Taking note of technology


Even though it’s summer, school is still in session for many. With new classes comes technology, which is now a staple in classrooms. More than 14.2 million computers, or 1 computer for every four students, are available for classroom use in schools across America, according to a U.S. Census report.

College students frequently use laptops during classes and many use mobile devices to take notes, manage schedules and coordinate projects. Study and note-taking apps are becoming increasingly important.

Chris Draney, a business management student from Bartlett, Ill., uses inClass, a study and organization app for the iPhone, to log his homework and exam dates. He uses it along with BYU’s app, which lists his schedule along with resources such as campus maps, directories, campus cameras and office hours.

“I love the BYU app because it can do just about anything short of taking a test for you,” Draney said.

Eric Udall attends Mesa Community College in Arizona and uses AK Notebook on his Android phone to take notes. He said he doesn’t have to use Wikipedia anymore since there is a Google search shortcut within the app.

“It’s super simple and clean, so it’s easy to use,” Udall said. “I’m all about simplicity.”

He also uses Android’s calendar app to organize his schedule, and said receiving reminders for events along with being able to write things down whenever he needs is a big advantage to the apps.

Note-taking and organization apps are not just limited to students. Just as technology use is frequent in the classroom, it is increasing in the boardroom as well, especially in the form of smartphones and tablets.

Ritu Raj is a self-confessed note-taking app junkie from San Francisco.
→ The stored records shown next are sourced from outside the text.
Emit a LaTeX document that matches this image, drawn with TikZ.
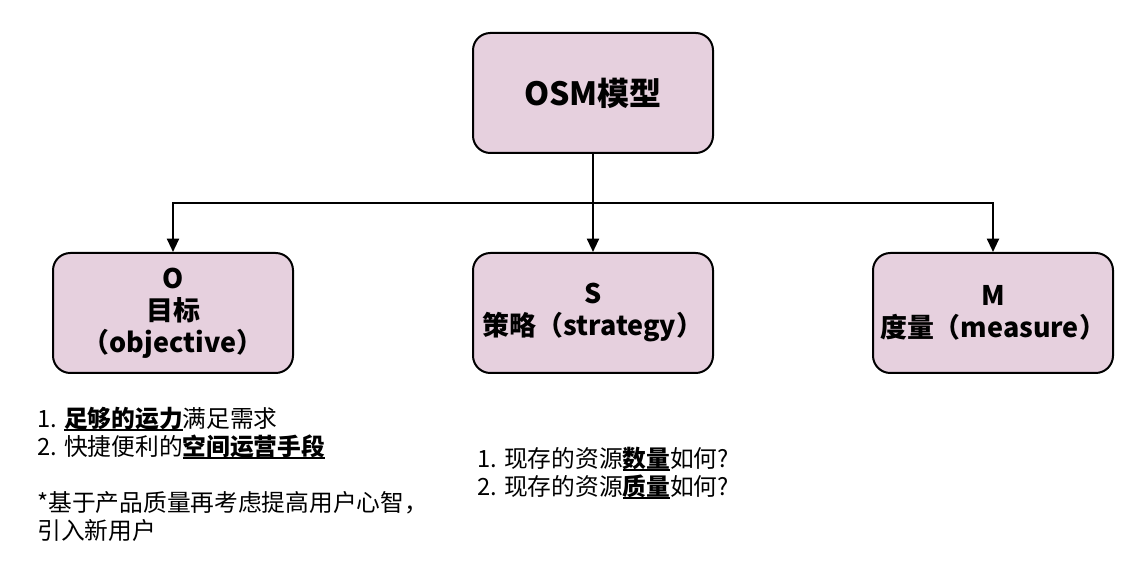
\documentclass[tikz,border=0pt]{standalone}
\usepackage{fontspec}
\setmainfont{Noto Sans CJK SC}
\usetikzlibrary{arrows.meta, positioning}
\definecolor{osmfill}{HTML}{E6D0DE}
% bold text with a thick underline
\newcommand{\keyword}[1]{\setbox0\hbox{\textbf{#1}}\rlap{\rule[-3pt]{\wd0}{1.4pt}}\box0}

\begin{document}
\begin{tikzpicture}[
    x=0.75pt, y=-0.75pt,
    box/.style={rectangle, rounded corners=13pt, draw, line width=1.5pt, fill=osmfill, minimum width=180pt, minimum height=90pt, align=center, font=\fontsize{20.2}{24}\selectfont\bfseries},
    note/.style={anchor=base west, align=left, inner sep=0pt, font=\fontsize{17.8}{21}\selectfont},
    arrow/.style={-{Triangle[length=10pt, width=9pt]}, line width=1.5pt}
]
    \useasboundingbox (0,0) rectangle (1146,584);

    \node[box, font=\fontsize{24}{28}\selectfont\bfseries] (osm) at (593,93) {OSM模型};
    \node[box] (obj) at (173,313) {O\\目标\\（objective）};
    \node[box] (strat) at (593,313) {S\\策略（strategy）};
    \node[box] (meas) at (993,313) {M\\度量（measure）};
    \coordinate (split) at (593,203);

    \draw[arrow] (osm) -- (strat);
    \draw[arrow] (split) -| (obj);
    \draw[arrow] (split) -| (meas);

    % anchor is the baseline of the last line
    \node[note] (objnote) at (37,539) {1. \keyword{足够的运力}满足需求\\2. 快捷便利的\keyword{空间运营手段}\\[21pt]*基于产品质量再考虑提高用户心智，\\引入新用户};
    \node[note] (stratnote) at (477,495) {1. 现存的资源\keyword{数量}如何?\\2. 现存的资源\keyword{质量}如何?};
\end{tikzpicture}
\end{document}
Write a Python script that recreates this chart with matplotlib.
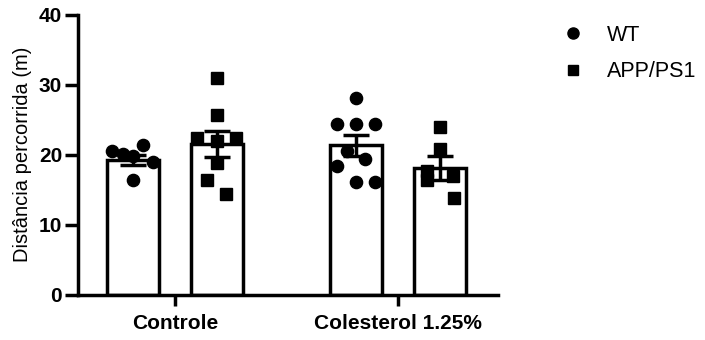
import matplotlib
matplotlib.use("Agg")
import matplotlib.pyplot as plt
from matplotlib.lines import Line2D
import numpy as np

plt.rcParams['font.family'] = ['Liberation Sans', 'DejaVu Sans']

# ---- data ----
groups = ["Controle", "Colesterol 1.25%"]
series = ["WT", "APP/PS1"]
means = {"WT": [19.2, 21.3], "APP/PS1": [21.5, 18.1]}
sems = {"WT": [0.7, 1.55], "APP/PS1": [1.9, 1.7]}
points_ctrl_wt = [20.5, 20.1, 19.8, 21.4, 18.9, 16.3]
points_ctrl_app = [22.3, 30.9, 25.7, 21.9, 22.3, 18.8, 16.4, 14.4]
points_col_wt = [28.1, 24.4, 24.4, 24.4, 20.5, 19.4, 18.4, 16.1, 16.1]
points_col_app = [24.0, 20.8, 17.7, 16.3, 17.0, 13.8]
yticks = [0, 10, 20, 30, 40]

# ---- layout (horizontal jitter of points, pixels) ----
jit_ctrl_wt = [-21, -10, 0, 10, 20, 0]
jit_ctrl_app = [-20, 0, 0, 0, 19, 0, -10, 9]
jit_col_wt = [0, -19, 0, 19, -9, 9, -19, 0, 19]
jit_col_app = [0, 0, -13, -13, 13, 14]
px_per_unit = 223.0

fig = plt.figure(figsize=(7.05, 3.4), dpi=100)
ax = fig.add_axes([78/705, 45.5/340, (498-78)/705, (295-15)/340])

lw = 2.5
offset = 42 / px_per_unit
width = 52 / px_per_unit
xg = np.arange(len(groups))

pts = {"WT": [points_ctrl_wt, points_col_wt], "APP/PS1": [points_ctrl_app, points_col_app]}
jits = {"WT": [jit_ctrl_wt, jit_col_wt], "APP/PS1": [jit_ctrl_app, jit_col_app]}
markers = {"WT": "o", "APP/PS1": "s"}
msizes = {"WT": 8.8, "APP/PS1": 8.2}

for si, s in enumerate(series):
    xc = xg + (offset if si == 1 else -offset)
    ax.bar(xc, means[s], width=width, facecolor="white", edgecolor="black",
           linewidth=lw, zorder=2)
    for gi in range(len(groups)):
        xs = xc[gi] + np.array(jits[s][gi]) / px_per_unit
        ax.plot(xs, pts[s][gi], linestyle="none", marker=markers[s],
                markersize=msizes[s], color="black", zorder=3)
    ax.errorbar(xc, means[s], yerr=sems[s], fmt="none", ecolor="black",
                elinewidth=lw, capsize=9.4, capthick=lw, zorder=4)

ax.set_xlim(-0.435, 1.448)
ax.set_ylim(0, 40)
ax.set_yticks(yticks)
ax.set_yticklabels([str(t) for t in yticks], fontsize=15, fontweight="bold")
ax.set_xticks(xg)
ax.set_xticklabels(groups, fontsize=15, fontweight="bold")
ax.tick_params(axis="y", length=9.4, width=lw, pad=2)
ax.tick_params(axis="x", length=8, width=lw, pad=6)
for sp in ["top", "right"]:
    ax.spines[sp].set_visible(False)
for sp in ["left", "bottom"]:
    ax.spines[sp].set_linewidth(lw)
ax.spines["left"].set_capstyle("projecting")
ax.set_ylabel("Distância percorrida (m)", fontsize=14.5, labelpad=5)

handles = [Line2D([], [], linestyle="none", marker="o", markersize=8, color="black"),
           Line2D([], [], linestyle="none", marker="s", markersize=7.2, color="black")]
fig.legend(handles, series, loc="center left", bbox_to_anchor=(562/705, 1-53.5/340),
           frameon=False, fontsize=15.5, handlelength=1.0, handletextpad=1.08,
           labelspacing=0.7, borderpad=0, borderaxespad=0)

fig.savefig("out.png", dpi=100)
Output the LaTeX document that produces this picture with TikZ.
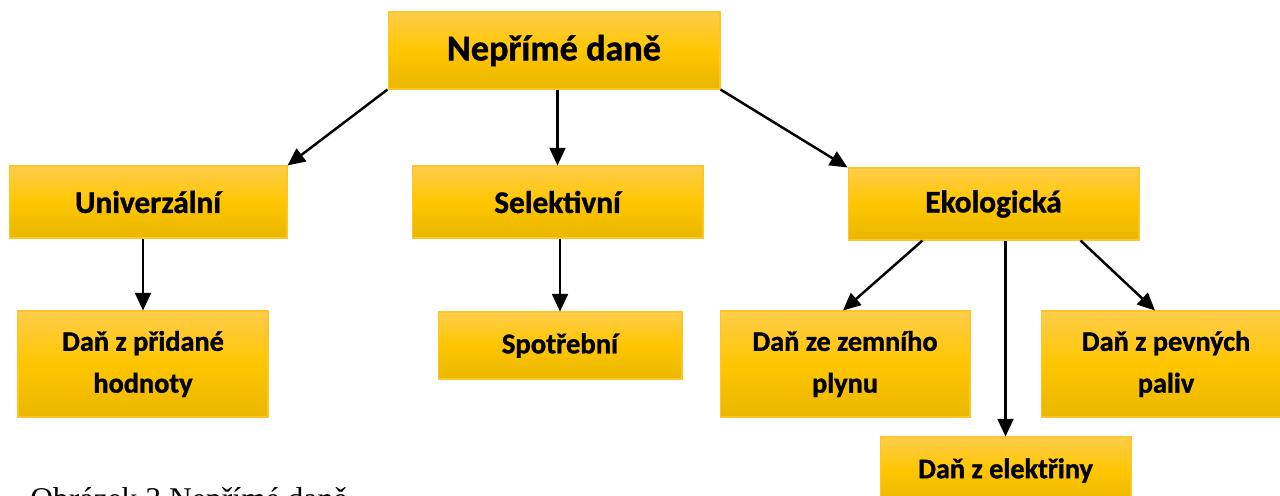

Owner of Orchestrator Mail, a platform that organizes email messages into projects and tasks, Raj said the most important thing about a note-taking or organizational app is its compatibility across devices.

“I do a lot of things with a lot of people,” he said. “That’s what my life is.”

Raj said for him, using apps like Simplenote and OrchestratorMail makes his life more simple and eases his anxiety. He plans and tracks his goals and projects, and through technology, Raj has his notes at his fingertips along with collaborators’ progress on shared tasks. However, Raj does have one app he always returns to.

“I’m addicted to Evernote,” he said.

Although everyone seems to have a favorite study or organizational app, here are a few worth checking out:

inClass: A scheduling app, inClass allows users to plan classes and homework assignments along with taking notes and setting reminders.

AK Notepad: This app allows users to organize notes with hashtags as well as sharing them through social media or over texts. Users can also pin important notes to their phones’ home screens.

Evernote: This app which allows users to sync notes over the cloud, record audio notes, share single notes or entire notebooks, scan items and clip items from websites to insert into notes. Evernote works with several other platforms and has added additional apps such as Peek, which turns notes into flashcards for studying.

Springpad: Unlike Simplenote, Springpad is available on both Apple and Android smartphones and tablets. A strong competitor of Evernote, it also allows its users to scan items, share notes with friends and sync with multiple devices.